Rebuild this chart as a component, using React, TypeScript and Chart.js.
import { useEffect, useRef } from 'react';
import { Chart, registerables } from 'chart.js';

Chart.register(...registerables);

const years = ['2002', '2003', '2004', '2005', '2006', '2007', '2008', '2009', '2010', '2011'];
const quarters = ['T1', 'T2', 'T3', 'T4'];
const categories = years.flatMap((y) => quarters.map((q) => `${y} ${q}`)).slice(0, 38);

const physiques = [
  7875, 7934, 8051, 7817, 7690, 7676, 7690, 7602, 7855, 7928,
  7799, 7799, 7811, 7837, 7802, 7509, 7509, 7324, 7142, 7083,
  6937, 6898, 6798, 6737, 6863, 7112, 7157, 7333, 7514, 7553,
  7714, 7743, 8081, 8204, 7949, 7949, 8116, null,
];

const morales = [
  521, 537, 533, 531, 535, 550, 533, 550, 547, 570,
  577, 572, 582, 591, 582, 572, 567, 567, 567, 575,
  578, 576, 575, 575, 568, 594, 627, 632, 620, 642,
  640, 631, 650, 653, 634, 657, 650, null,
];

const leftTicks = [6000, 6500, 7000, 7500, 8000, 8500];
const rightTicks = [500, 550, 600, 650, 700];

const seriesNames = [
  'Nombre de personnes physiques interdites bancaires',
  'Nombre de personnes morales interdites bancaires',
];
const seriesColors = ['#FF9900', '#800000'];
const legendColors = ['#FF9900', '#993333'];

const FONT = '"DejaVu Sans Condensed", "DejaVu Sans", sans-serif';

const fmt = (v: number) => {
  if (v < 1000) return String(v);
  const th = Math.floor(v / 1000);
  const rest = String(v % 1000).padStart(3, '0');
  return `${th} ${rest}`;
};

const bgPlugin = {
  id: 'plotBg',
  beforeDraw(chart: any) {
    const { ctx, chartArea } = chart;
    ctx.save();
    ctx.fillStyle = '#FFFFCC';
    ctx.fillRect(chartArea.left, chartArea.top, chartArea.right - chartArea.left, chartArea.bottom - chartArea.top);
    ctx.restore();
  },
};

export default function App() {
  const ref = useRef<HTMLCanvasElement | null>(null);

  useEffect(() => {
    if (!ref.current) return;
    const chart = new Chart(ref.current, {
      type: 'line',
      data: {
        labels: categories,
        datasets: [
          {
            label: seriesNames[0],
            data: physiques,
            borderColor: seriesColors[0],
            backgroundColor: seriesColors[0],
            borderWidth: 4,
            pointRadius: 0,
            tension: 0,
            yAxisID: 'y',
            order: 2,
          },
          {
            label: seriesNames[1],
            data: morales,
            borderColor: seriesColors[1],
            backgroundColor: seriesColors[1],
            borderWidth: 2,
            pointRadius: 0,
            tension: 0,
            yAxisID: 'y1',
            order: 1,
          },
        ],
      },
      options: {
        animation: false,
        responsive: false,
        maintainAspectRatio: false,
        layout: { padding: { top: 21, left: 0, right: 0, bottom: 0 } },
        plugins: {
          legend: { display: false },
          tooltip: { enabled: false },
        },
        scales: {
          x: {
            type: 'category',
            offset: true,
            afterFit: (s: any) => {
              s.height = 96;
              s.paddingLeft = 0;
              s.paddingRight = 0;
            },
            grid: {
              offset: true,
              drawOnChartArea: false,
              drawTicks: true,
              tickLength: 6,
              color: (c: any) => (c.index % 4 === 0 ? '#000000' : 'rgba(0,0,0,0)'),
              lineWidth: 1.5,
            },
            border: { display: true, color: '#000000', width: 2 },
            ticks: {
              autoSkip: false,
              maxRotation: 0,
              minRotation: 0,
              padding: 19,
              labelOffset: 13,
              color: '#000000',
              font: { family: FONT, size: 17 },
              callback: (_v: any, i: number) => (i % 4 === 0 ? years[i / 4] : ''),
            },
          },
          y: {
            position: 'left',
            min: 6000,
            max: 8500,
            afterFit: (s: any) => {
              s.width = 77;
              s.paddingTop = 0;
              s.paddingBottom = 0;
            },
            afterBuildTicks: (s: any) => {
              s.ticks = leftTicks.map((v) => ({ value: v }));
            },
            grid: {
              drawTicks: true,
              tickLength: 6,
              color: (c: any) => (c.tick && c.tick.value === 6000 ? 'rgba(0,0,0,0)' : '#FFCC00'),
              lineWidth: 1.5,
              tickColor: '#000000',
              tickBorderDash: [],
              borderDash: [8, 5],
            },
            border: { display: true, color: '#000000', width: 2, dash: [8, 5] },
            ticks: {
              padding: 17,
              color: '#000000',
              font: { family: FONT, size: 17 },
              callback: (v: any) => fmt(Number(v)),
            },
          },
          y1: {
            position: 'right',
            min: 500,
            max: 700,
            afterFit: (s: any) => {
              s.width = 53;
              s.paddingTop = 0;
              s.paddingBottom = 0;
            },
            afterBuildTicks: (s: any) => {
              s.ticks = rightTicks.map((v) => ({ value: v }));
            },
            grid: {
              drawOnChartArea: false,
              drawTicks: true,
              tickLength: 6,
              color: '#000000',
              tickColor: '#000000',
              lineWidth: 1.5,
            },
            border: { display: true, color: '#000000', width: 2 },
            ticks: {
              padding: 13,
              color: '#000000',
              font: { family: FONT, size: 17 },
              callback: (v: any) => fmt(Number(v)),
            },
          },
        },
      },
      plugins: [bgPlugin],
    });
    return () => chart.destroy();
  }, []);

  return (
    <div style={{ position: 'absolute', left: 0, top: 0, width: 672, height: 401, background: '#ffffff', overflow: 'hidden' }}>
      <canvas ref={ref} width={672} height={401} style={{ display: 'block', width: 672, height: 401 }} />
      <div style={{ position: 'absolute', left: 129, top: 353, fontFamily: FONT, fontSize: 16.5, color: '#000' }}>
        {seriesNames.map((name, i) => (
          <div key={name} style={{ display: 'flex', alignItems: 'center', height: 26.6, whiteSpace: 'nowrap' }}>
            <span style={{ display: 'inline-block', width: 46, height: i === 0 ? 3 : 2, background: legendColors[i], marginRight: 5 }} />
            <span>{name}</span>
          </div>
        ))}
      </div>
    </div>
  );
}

______________________________

Work instructions =>
Everything from the first line of the data through the line containing "const ref = useRef<HTMLCanvasElement" should be echoed exactly. Add nothing.

The solution =>
Rebuild this chart as a component, using React, TypeScript and Chart.js.
import { useEffect, useRef } from 'react';
import { Chart, registerables } from 'chart.js';

Chart.register(...registerables);

const years = ['2002', '2003', '2004', '2005', '2006', '2007', '2008', '2009', '2010', '2011'];
const quarters = ['T1', 'T2', 'T3', 'T4'];
const categories = years.flatMap((y) => quarters.map((q) => `${y} ${q}`)).slice(0, 38);

const physiques = [
  7875, 7934, 8051, 7817, 7690, 7676, 7690, 7602, 7855, 7928,
  7799, 7799, 7811, 7837, 7802, 7509, 7509, 7324, 7142, 7083,
  6937, 6898, 6798, 6737, 6863, 7112, 7157, 7333, 7514, 7553,
  7714, 7743, 8081, 8204, 7949, 7949, 8116, null,
];

const morales = [
  521, 537, 533, 531, 535, 550, 533, 550, 547, 570,
  577, 572, 582, 591, 582, 572, 567, 567, 567, 575,
  578, 576, 575, 575, 568, 594, 627, 632, 620, 642,
  640, 631, 650, 653, 634, 657, 650, null,
];

const leftTicks = [6000, 6500, 7000, 7500, 8000, 8500];
const rightTicks = [500, 550, 600, 650, 700];

const seriesNames = [
  'Nombre de personnes physiques interdites bancaires',
  'Nombre de personnes morales interdites bancaires',
];
const seriesColors = ['#FF9900', '#800000'];
const legendColors = ['#FF9900', '#993333'];

const FONT = '"DejaVu Sans Condensed", "DejaVu Sans", sans-serif';

const fmt = (v: number) => {
  if (v < 1000) return String(v);
  const th = Math.floor(v / 1000);
  const rest = String(v % 1000).padStart(3, '0');
  return `${th} ${rest}`;
};

const bgPlugin = {
  id: 'plotBg',
  beforeDraw(chart: any) {
    const { ctx, chartArea } = chart;
    ctx.save();
    ctx.fillStyle = '#FFFFCC';
    ctx.fillRect(chartArea.left, chartArea.top, chartArea.right - chartArea.left, chartArea.bottom - chartArea.top);
    ctx.restore();
  },
};

export default function App() {
  const ref = useRef<HTMLCanvasElement | null>(null);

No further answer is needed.